Great Consensus Cleanup Revival

ajtowns · September 4, 2024, 3:16am

I don’t think that’s strictly true? sha256 includes the size of its input when calculating the hash, so implicit in being provided a midstate is being provided the number of bytes that went into the midstate, in bitcoin that’s s (the midstate), buf (the remaining bytes that will build the next chunk) and bytes (the number of bytes that went into both those things). So a preimage for the txid of a very large coinbase tx can still be reduced to as few as 104 bytes. That requires you have some way of differentiating a “valid” 64 byte coinbase tx from an internal node of the tx merkle tree, but it’s easy to transmit the full coinbase tx in that case anyway.

Compared to the status quo, it improves the correctness of block inclusion proofs.

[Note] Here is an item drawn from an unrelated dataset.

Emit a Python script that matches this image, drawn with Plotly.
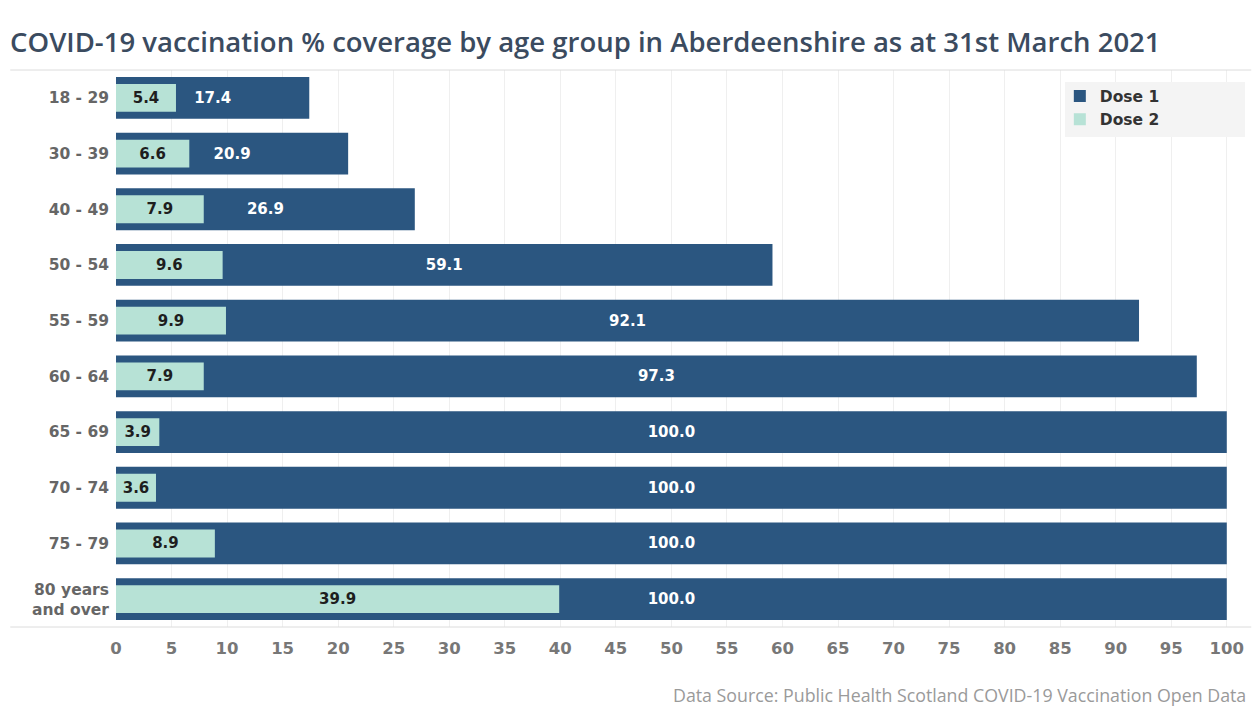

Compared to including the coinbase in the proof, I think the reduction in complexity is more of an advantage tbh:

you need a merkle path, and also to check the witness-stripped tx isn’t 64 bytes
you need a combined merkle path to both the coinbase and the tx; you need to check they’re the same depth; you need to check the coinbase is valid; in order to minimise bandwidth you need to deal with sha256 midstates
you need to lookup the block’s merkle tree depth via (TBD), (except if the block height is prior to the activation height, in which case you’ll need to use this fixed table and hope there’s no absurdly large reorg) then check the merkle path is exactly that long

Perhaps worth noting that these merkle proofs will only give you the witness-stripped tx anyway – in order to verify the tx’s witness data you need the full coinbase in order to obtain the segwit commitment (which can be essentially anywhere in the coinbase tx), and then you need the matching merkle path from that to your non-stripped tx. So for a lite node, checking the stripped size of the tx is straight-forward – that’s all the data it’s likely to be able to verify anyway.

It occurs to me that most of the time, you’re probably more interested in whether an output is (was) in the utxo set, rather than whether a tx is in a block. But I think the concerns here are irrelevant for things like utreexo that have some new merkle tree: they can use a prefix to distinguish tree contents from internal nodes.